Hey BC: If you don’t vote Yes to STV, you might as well move to Toronto

Paul Wells gives a few more reasons for electoral reform


 

I got a very interesting  email from a reader last night offering plausible reasons why electoral-system reform might fail, again, in British Columbia in this week’s referendum. And if it comes to it, I’ll share his analysis with you. But how about this: If you have anything to say about it, don’t let it fail, OK?

Thoughtful people have put an amazing amount of work into finding a voting system that more closely brings results into line with voter preference. In BC more than in any other jurisdiction I know, the whole thing was designed from the outset to involve ordinary voters in the important decisions. From soup to nuts, the whole thing was a majestic rebuke to the leader-knows-best secretiveness and arrogance that has typified far too much of our federal politics. Quite apart from the substance of the argument, I’d say this process deserves your endorsement. And do not doubt that if a grassroots-driven, heavily deliberated reform is rejected again by voters, leaders will take this as their green light to stop bothering.

But of course the substance matters more. On that score, Andrew Coyne has done a fantastic job of laying out the arguments in favour of supporting STV in this week’s vote. You know he and I are not shy about disagreeing, so let me take this chance to endorse his argument entirely. But I also want to add two other broad arguments of my own.

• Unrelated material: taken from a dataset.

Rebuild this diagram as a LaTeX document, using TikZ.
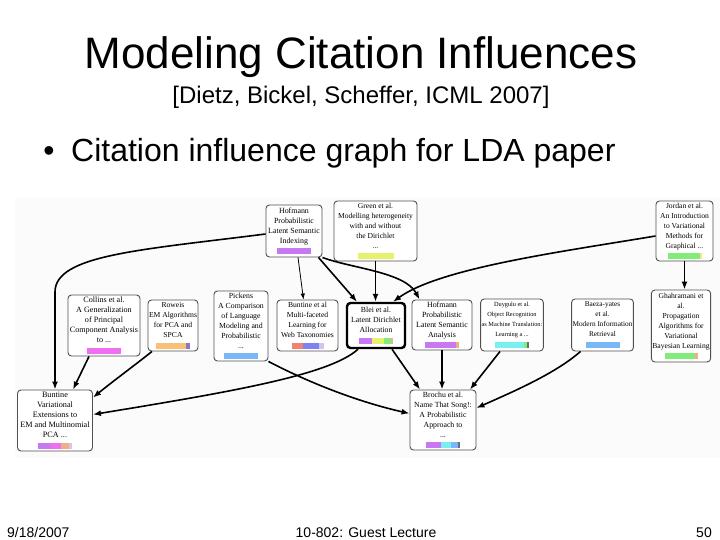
\documentclass[tikz,border=0pt]{standalone}
\usepackage{fontspec}
\setmainfont{Liberation Serif}
\newfontfamily\arialf{Liberation Sans}
\usetikzlibrary{arrows.meta,calc}
\definecolor{pu}{RGB}{200,120,240}
\definecolor{mg}{RGB}{240,110,240}
\definecolor{ye}{RGB}{232,240,112}
\definecolor{gn}{RGB}{130,236,120}
\definecolor{orc}{RGB}{248,192,120}
\definecolor{lb}{RGB}{120,184,248}
\definecolor{sa}{RGB}{240,130,110}
\definecolor{bp}{RGB}{128,128,240}
\definecolor{cy}{RGB}{120,240,240}
\definecolor{tn}{RGB}{236,176,130}
\definecolor{gp}{RGB}{140,120,190}
\definecolor{lv}{RGB}{214,196,232}
\definecolor{dg}{RGB}{110,110,120}
\definecolor{bxline}{RGB}{80,80,80}
\definecolor{graphbg}{RGB}{250,251,250}
\newcommand\bseg[2]{\textcolor{#1}{\rule{#2pt}{6pt}}}
\newcommand\fs[1]{\fontsize{#1}{10}\selectfont}
\begin{document}
\begin{tikzpicture}[x=1pt,y=-1pt,
  paper/.style={draw=bxline, line width=0.9pt, rounded corners=3.5pt, fill=white,
    align=center, inner sep=1pt, font=\fs{7.8}},
  ldabox/.style={paper, draw=black, line width=2.4pt},
  edge/.style={line width=1.6pt, -{Latex[length=8pt,width=6pt]}},
  thinedge/.style={line width=0.8pt, -{Latex[length=6pt,width=4.5pt]}}]
\useasboundingbox (0,0) rectangle (720,540);
\fill[white] (0,0) rectangle (720,540);
\fill[graphbg] (15,197) rectangle (720,458);

% header
\node[font=\arialf\fontsize{44}{44}\selectfont, anchor=base, inner sep=0] (title) at (361,69) {Modeling Citation Influences};
\node[font=\arialf\fontsize{24}{24}\selectfont, anchor=base, inner sep=0] (sub) at (361,104) {[Dietz, Bickel, Scheffer, ICML 2007]};
\node[font=\arialf\fontsize{32}{32}\selectfont, anchor=base, inner sep=0] (dot) at (49,162) {•};
\node[font=\arialf\fontsize{32}{32}\selectfont, anchor=base west, inner sep=0] (bul) at (71,162) {Citation influence graph for LDA paper};

% papers - top row
\node[paper, minimum width=56pt, minimum height=52pt, font=\fs{7.9}] (hpl) at (294,231)
  {Hofmann\\Probabilistic\\Latent Semantic\\Indexing\\[1pt]\bseg{pu}{34}};
\node[paper, minimum width=83pt, minimum height=60pt, font=\fs{7.6}] (green) at (375.5,231)
  {Green et al.\\Modelling heterogeneity\\with and without\\the Dirichlet\\...\\[1pt]\bseg{ye}{36}};
\node[paper, minimum width=57pt, minimum height=60pt, font=\fs{7.6}] (jordan) at (684.5,231)
  {Jordan et al.\\An Introduction\\to Variational\\Methods for\\Graphical ...\\[1pt]\bseg{gn}{32}\bseg{ye}{2}};

% middle row
\node[paper, minimum width=72pt, minimum height=61pt, font=\fs{8.1}] (collins) at (104,325.5)
  {Collins et al.\\A Generalization\\of Principal\\Component Analysis\\to ...\\[1pt]\bseg{mg}{34}};
\node[paper, minimum width=46pt, minimum height=51pt, font=\fs{7.6}] (roweis) at (173,325.5)
  {Roweis\\EM Algorithms\\for PCA and\\SPCA\\[1pt]\bseg{orc}{30}\bseg{gp}{4}};
\node[paper, minimum width=54pt, minimum height=70pt, font=\fs{7.8}] (pickens) at (241,326)
  {Pickens\\A Comparison\\of Language\\Modeling and\\Probabilistic\\...\\[1pt]\bseg{lb}{34}};
\node[paper, minimum width=61pt, minimum height=51pt, font=\fs{7.6}] (bmf) at (307.5,325.5)
  {Buntine et al\\Multi-faceted\\Learning for\\Web Taxonomies\\[1pt]\bseg{sa}{11}\bseg{bp}{16}\bseg{lv}{5}};
\node[ldabox, minimum width=58pt, minimum height=45pt, font=\fs{7.8}] (lda) at (376,325.5)
  {Blei et al.\\Latent Dirichlet\\Allocation\\[1pt]\bseg{pu}{13}\bseg{ye}{12}\bseg{gn}{7}\bseg{tn}{2}};
\node[paper, minimum width=60pt, minimum height=50pt, font=\fs{7.9}] (hpla) at (442,325)
  {Hofmann\\Probabilistic\\Latent Semantic\\Analysis\\[1pt]\bseg{pu}{31}\bseg{tn}{3}};
\node[paper, minimum width=62pt, minimum height=52pt, font=\fs{6.3}] (duy) at (512,325)
  {Duygulu et al.\\Object Recognition\\as Machine Translation:\\Learning a ...\\[1pt]\bseg{cy}{29}\bseg{gn}{3}\bseg{dg}{2}};
\node[paper, minimum width=61pt, minimum height=52pt, font=\fs{7.3}] (baeza) at (602.5,325)
  {Baeza-yates\\et al.\\Modern Information\\Retrieval\\[1pt]\bseg{lb}{34}};
\node[paper, minimum width=58pt, minimum height=72pt, font=\fs{7.6}] (ghah) at (681,326)
  {Ghahramani et\\al.\\Propagation\\Algorithms for\\Variational\\Bayesian Learning\\[1pt]\bseg{gn}{30}\bseg{tn}{3}};

% bottom row
\node[paper, minimum width=75pt, minimum height=61pt, font=\fs{8.2}] (bvar) at (55,420.5)
  {Buntine\\Variational\\Extensions to\\EM and Multinomial\\PCA ...\\[1pt]\bseg{pu}{13}\bseg{mg}{10}\bseg{tn}{8}\bseg{lv}{3}};
\node[paper, minimum width=66pt, minimum height=60pt, font=\fs{7.8}] (brochu) at (443,420)
  {Brochu et al.\\Name That Song!:\\A Probabilistic\\Approach to\\...\\[1pt]\bseg{pu}{15}\bseg{cy}{10}\bseg{lb}{7}\bseg{dg}{2}};

% footer
\node[font=\arialf\fontsize{14}{14}\selectfont, anchor=base west, inner sep=0] (date) at (7,537) {9/18/2007};
\node[font=\arialf\fontsize{14}{14}\selectfont, anchor=base, inner sep=0] (course) at (366,537) {10-802: Guest Lecture};
\node[font=\arialf\fontsize{14}{14}\selectfont, anchor=base east, inner sep=0] (page) at (712,537) {50};

% edges
\draw[edge] ([yshift=-3pt]hpl.west) .. controls (140,250) and (55,255) .. (55,292) -- (bvar.north);
\draw[edge] ([xshift=-15pt]collins.south) -- ([xshift=18pt]bvar.north);
\draw[edge] ([xshift=-21pt]roweis.south) .. controls (135,365) and (112,382) .. ([yshift=-8pt]bvar.north east);
\draw[edge] ([xshift=-18pt]lda.south) .. controls (330,375) and (230,392) .. ([yshift=6pt]bvar.east);
\draw[edge] (pickens.south east) .. controls (300,378) and (350,400) .. ([yshift=6.5pt]brochu.west);
\draw[thinedge] ([xshift=4pt]hpl.south) -- ([xshift=-4pt]bmf.north);
\draw[edge] ([xshift=-4pt]hpl.south east) -- ([xshift=-19pt]lda.north);
\draw[edge] (hpl.south east) .. controls (350,268) and (405,272) .. ([xshift=8pt]hpla.north west);
\draw[edge] (green.south) -- (green.south |- lda.north);
\draw[edge] ([yshift=-5pt]jordan.west) .. controls (560,252) and (440,268) .. ([xshift=17pt]lda.north);
\draw[edge] (jordan.south) -- (jordan.south |- ghah.north);
\draw[edge] ([xshift=16pt]lda.south) -- ([xshift=-23pt]brochu.north);
\draw[edge] (hpla.south) -- (hpla.south |- brochu.north);
\draw[edge] ([xshift=-12pt]duy.south) -- ([xshift=27pt]brochu.north);
\draw[edge] ([xshift=-22pt]baeza.south) .. controls (555,374) and (510,393) .. ([yshift=12pt]brochu.east);
\end{tikzpicture}
\end{document}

First, this is what federalism is for. There is simply no point having provinces if they do all the big things the same way. If we  don’t experiment with reforms, testing hypotheses here and there so we can adopt them more broadly if they succeed and go back to the old ways if we decide we liked them better, then we are spitting away one of the crucial advantages of federalism.

Second – well, this will sound like a joke, but I actually mean it. After several visits to Vancouver and other parts of BC, I decided many years ago I love the place, but it took several visits because I learned early I would have to put up with the inevitable series of lectures, every time, from British Columbians about how life is so much better out there, and the landscapes are so much more beautiful and the lifestyles are so much more enjoyable and everyone’s gorgeous and it never gets cold and on and on and freaking on about, How could you people from beyond the mountains be so dumb as to live in horrible places like Alberta and Ontario and the prairies and Quebec?

OK then. I get it. It’s better in B.C. You live better lives in a better place, you’re healthier and smarter and you barely pause to think about us poor shambling freaks on the other side of the mountains. Fine.

But then why do you cling to the very same electoral system we use? Especially when it delivers consistently appalling results that make your province’s politics a national laughing stock?

Here’s your chance to lead – or if the rest of us are too dumb to follow, then to go your own way. Which is what you never tire of telling us you like to do.

Voting for a sane electoral system is an excellent chance for British Columbians to put their money where their mouth is. What are you, chicken?